Saturday, October 27, 2007

Xslimmer and Leopard

We are getting a good number of enquiries about Xslimmer's current version with Leopard. As far as we now, it should work fine: we have tested it out with all developer betas and it did.

Developers did not get the Leopard final build before the general public, so we are now in the process to test it thoroughly with the commercial release to see if there are any new issues we should cope with, although they are not anticipated so far.

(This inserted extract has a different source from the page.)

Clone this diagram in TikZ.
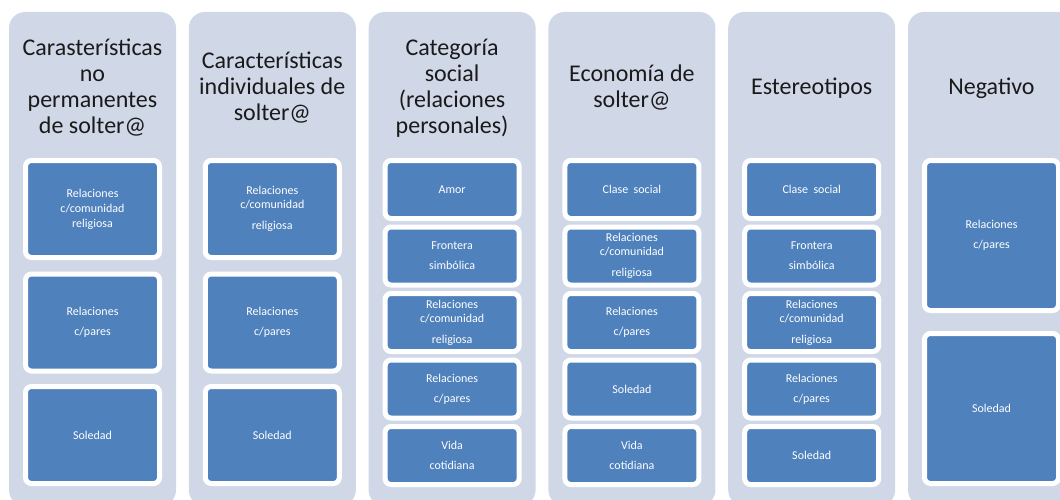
\documentclass[tikz,border=0pt]{standalone}
\usepackage{fontspec}
\setmainfont{Carlito}
\definecolor{colbg}{HTML}{D0D8E8}
\definecolor{boxblue}{HTML}{4F81BD}
\definecolor{titletext}{HTML}{1A1A1A}
\begin{document}
\begin{tikzpicture}[x=1pt,y=-1pt,
  colbox/.style={fill=colbg, draw=none, rounded corners=16pt, minimum width=167pt, minimum height=494pt, inner sep=0pt},
  title/.style={font=\fontsize{24}{26}\selectfont, align=center, text=titletext, inner sep=0pt},
  item/.style={fill=boxblue, draw=white, line width=5pt, rounded corners=6pt, minimum width=134pt, text=white, font=\fontsize{12}{14}\selectfont, align=center, inner sep=0pt},
  hthree/.style={item, minimum height=97pt},
  hfive/.style={item, minimum height=58pt},
  htwo/.style={item, minimum height=150pt}]
\useasboundingbox (0,0) rectangle (1060,500);
\clip (0,0) rectangle (1060,500);
% columns
\foreach \i/\x in {1/92.5,2/272.3,3/452.1,4/631.9,5/811.7,6/991.5}{
  \node[colbox] (c\i) at (\x,259) {};
}
% titles
\node[title] (t1) at (92.5,88) {Carasterísticas\\no\\permanentes\\de solter@};
\node[title] (t2) at (272.3,88) {Características\\individuales de\\solter@};
\node[title] (t3) at (452.1,88) {Categoría\\social\\(relaciones\\personales)};
\node[title] (t4) at (631.9,88) {Economía de\\solter@};
\node[title] (t5) at (811.7,88) {Estereotipos};
\node[title] (t6) at (991.5,88) {Negativo};
% column 1
\node[hthree] (a1) at (92.5,209) {Relaciones\\[1pt]c/comunidad\\[1pt]religiosa};
\node[hthree] (a2) at (92.5,322.5) {Relaciones\\[6pt]c/pares};
\node[hthree] (a3) at (92.5,435) {Soledad};
% column 2
\node[hthree] (b1) at (272.3,209) {Relaciones\\c/comunidad\\[7pt]religiosa};
\node[hthree] (b2) at (272.3,322.5) {Relaciones\\[6pt]c/pares};
\node[hthree] (b3) at (272.3,435) {Soledad};
% column 3
\node[hfive] (d1) at (452.1,189.5) {Amor};
\node[hfive] (d2) at (452.1,256) {Frontera\\[6pt]simbólica};
\node[hfive] (d3) at (452.1,322.5) {Relaciones\\c/comunidad\\[7pt]religiosa};
\node[hfive] (d4) at (452.1,389) {Relaciones\\[6pt]c/pares};
\node[hfive] (d5) at (452.1,455.5) {Vida\\[6pt]cotidiana};
% column 4
\node[hfive] (e1) at (631.9,189.5) {Clase\ \ social};
\node[hfive] (e2) at (631.9,256) {Relaciones\\c/comunidad\\[7pt]religiosa};
\node[hfive] (e3) at (631.9,322.5) {Relaciones\\[6pt]c/pares};
\node[hfive] (e4) at (631.9,389) {Soledad};
\node[hfive] (e5) at (631.9,455.5) {Vida\\[6pt]cotidiana};
% column 5
\node[hfive] (f1) at (811.7,189.5) {Clase\ \ social};
\node[hfive] (f2) at (811.7,256) {Frontera\\[6pt]simbólica};
\node[hfive] (f3) at (811.7,322.5) {Relaciones\\c/comunidad\\[7pt]religiosa};
\node[hfive] (f4) at (811.7,389) {Relaciones\\[6pt]c/pares};
\node[hfive] (f5) at (811.7,455.5) {Soledad};
% column 6
\node[htwo] (g1) at (991.5,235.5) {Relaciones\\[6pt]c/pares};
\node[htwo] (g2) at (991.5,408.5) {Soledad};
\end{tikzpicture}
\end{document}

On the other hand, apps in Leopard may contain additional architectures with 64-bit versions of the binaries in addition to the usual 32-bit versions. We are now beta testing a new Xslimmer release that is optimized for this situation. Hopefully, it will be released in a few days.

7 comments:

Anonymous said...

Cool guys, just got Leopard and it's a big beast, can't wait for a new release and keep up the good work :)

Al said...

Hi, I recently read this somewhere;

"Apple has also added application signing. Apple, and any developer that wants to participate, can affix a digital signature to their applications. Digital signatures are valuable because they certify both where an application came from and, more importantly, that it hasn't been modified. If a bad guy tries to subvert a signed application on your system, the modified application will no longer match its signature, and Mac OS X won't allow it to launch."

Is this going to be a problem for XSlimmer in the future when apps started getting digital signitures in Leopard?

Anonymous said...

Uh oh.

Does this mean that running Xslimmer on My leopard install removed the 64 bit versions of these apps?

Pedro said...

@anonymous

Most Apple and third party apps are still compiled as 32-bit Universal Binaries. In the Leopard distribution, the only 64-bit enabled application we have found so far is Chess.

Even though all system frameworks and libraries are 64-bit enabled, they are not modified by any version of Xslimmer in order to avoid problems that may arise when modifying lower-level components.

We are currently beta-testing the updated Xslimmer version we prepared after having installed the final Leopard release. It includes changes in the core slimming algorithm that we need to ensure are compatible with Panther, Tiger, Leopard; running on 32- and 64-bit PowerPC and Intel machines. Everything is looking good so far, but please bear with us a few days more!

Anonymous said...

Arriba! Xslimmer es de las mejores apps que he tenido instaladas en mi mac! Esperaremos ansiosos la nueva version, compatible con los binarios 64bits y con soporte total a Leopard.

Un saludo desde Barcelona :)

Anonymous said...

Great program, I used xslimmer a few days ago on leopard with no probs at all, But have i stripped all the apps down to 32bit :(

Jorge said...

@anonymous

Xslimmer might have removed the 64-bit code from your Chess.app; however, that is the only application we've found in the Leopard distribution that is compiled as a 64-bit Universal Binary. All your system frameworks, libraries and components are also 64-bit enabled, but Xslimmer should have not modified them in any fashion.

I'm very sorry you have experienced this problem. Developers were granted access to the commercial Leopard release at the same time as everybody else, so we had to defer the launch of a fully-compatible Leopard version until we had the opportunity to test it thoroughly in all sorts of machines running Panther, Tiger and Leopard, to ensure that the new code was reliable.

We have just released a 64-bit capable version tonight, but you seem to have run Xslimmer before that - otherwise, Activity Monitor would report Chess as a 64-bit application. If you did not configure Xslimmer to save backups, you could recover Chess using Pacifist from the Leopard disk.